Wir gingen wenige Meter zu unserem sonnigen Rastplatz, genossen die wärmende Sonne und besprachen die weiteren Klettermöglichkeiten. Einer der Risse in der Ostwand sollte es werden. Gerade als wir aufbrachen, ertönte ein durchdringender Schrei, ein fallender Körper – und dann Stille. Beängstigende Stille.
Schnell rannten wir zum Ort des Geschehens. Dort sahen wir einen verstörten Sichernden am Boden, mit bis auf die Knochen aufgebrannten Händen vom durchrutschenden Perlonseil – das Ergebnis eines Sturzes bei zu loser Seilführung. Noch dramatischer war Freds Situation: kopfüber, wenige Meter vor dem Boden. Den Aufschlag hätte er mit Sicherheit nicht überlebt – sein blutüberströmter Kopf und der deformierte Unterkiefer waren erschreckend.
Wir mussten Fred schnell durch kontrolliertes Nachlassen des Seils auf den Boden bringen. In seinem Schock versuchte er zwischen ausgeschlagenen Zähnen und verletztem Unterkiefer zu erklären, was passiert sei. Bis wir ihn annähernd dazu brachten, den Mund zu schließen – oder das, was noch zu erkennen war, nicht mehr zu bewegen – verging einige Zeit.
Damals gab es noch keine Notruf-Apps oder Mobiltelefone. Aber es gab eine frisch errichtete Notrufsäule neben der Bergrettungshütte der Ortsstelle Kramsach. Über diese Funkstation wurde der Notruf abgesetzt.

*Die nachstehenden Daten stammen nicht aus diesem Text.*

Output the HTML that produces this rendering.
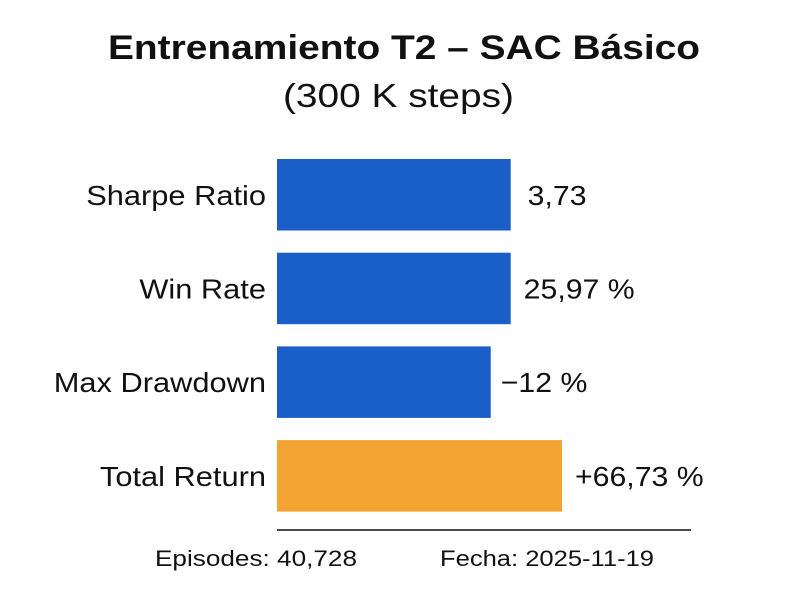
<!DOCTYPE html>
<html><head><meta charset="utf-8"><style>
body{margin:0;background:#fff;}
svg text{font-family:"Liberation Sans",sans-serif;fill:#111;}
</style></head><body>
<svg id="c" width="800" height="600">
<text x="108" y="59" font-size="34" font-weight="bold" textLength="592" lengthAdjust="spacingAndGlyphs">Entrenamiento T2 – SAC Básico</text>
<text x="283" y="107" font-size="33" textLength="231" lengthAdjust="spacingAndGlyphs">(300 K steps)</text>
<line x1="277" y1="530" x2="691" y2="530" stroke="#111" stroke-width="1.5"/>
<text x="155" y="566" font-size="22" textLength="202" lengthAdjust="spacingAndGlyphs">Episodes:  40,728</text>
<text x="440" y="566" font-size="22" textLength="214" lengthAdjust="spacingAndGlyphs">Fecha: 2025-11-19</text>
</svg>
<script>
const categories=["Sharpe Ratio","Win Rate","Max Drawdown","Total Return"];
const scores=[82,82,75,100];
const valueLabels=["3,73","25,97 %","−12 %","+66,73 %"];
const colors=["#1a5fc8","#1a5fc8","#1a5fc8","#f3a432"];
const svg=document.getElementById('c');
const NS="http://www.w3.org/2000/svg";
const x0=277, xw=285;
function xs(v){return x0+v/100*xw;}
function ys(i){return 159+i*93.7;}
const bh=71.5;
const charW=15.4, valW=15.6;
categories.forEach((cat,i)=>{
  const r=document.createElementNS(NS,'rect');
  r.setAttribute('x',x0);r.setAttribute('y',ys(i));
  r.setAttribute('width',xs(scores[i])-x0);r.setAttribute('height',bh);
  r.setAttribute('fill',colors[i]);
  
  
  svg.appendChild(r);
  const t=document.createElementNS(NS,'text');
  t.setAttribute('x',266);t.setAttribute('y',ys(i)+bh/2+10);
  t.setAttribute('text-anchor','end');t.setAttribute('font-size','28');
  t.textContent=cat;
  
  
  svg.appendChild(t);
  const w=t.getComputedTextLength();
  t.setAttribute('textLength',w*1.1);
  t.setAttribute('lengthAdjust','spacingAndGlyphs');
  const v=document.createElementNS(NS,'text');
  v.setAttribute('x',xs(scores[i])+(i===0?17:i===2?10:13));v.setAttribute('y',ys(i)+bh/2+10);
  v.setAttribute('font-size','28');
  v.textContent=valueLabels[i];
  
  
  svg.appendChild(v);
  const vw=v.getComputedTextLength();
  v.setAttribute('textLength',vw*1.08);
  v.setAttribute('lengthAdjust','spacingAndGlyphs');
});
</script>
</body></html>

Unsere Aufgabe war nun, Fred zu einer nahegelegenen ebenen Fläche zu bringen, die als Hubschrauberlandeplatz markiert war.
Die weitere Bergung verlief problemlos. Fred überlebte, wurde aber beim Klettern nie wieder gesehen. Für mich, gerade einmal siebzehn, war es eine schlagartige Erkenntnis: Ich erkannten, wie gefährlich das war, was wir taten, wie oft wir Glück gehabt hatten und was es bedeutet, verantwortungsvoll mit dem Leben umzugehen. Über Witze und Streiche Gleichaltriger konnten ich nicht mehr so wie früher lachen. Ich persönlich verlor an diesem Tag meine Unbeschwertheit, wurde ernster und überlegter in meinem Handeln – was mich auch nicht vor weiteren Unfällen schützte. Doch dieser Tag war ein entscheidender Wendepunkt in meinem Leben.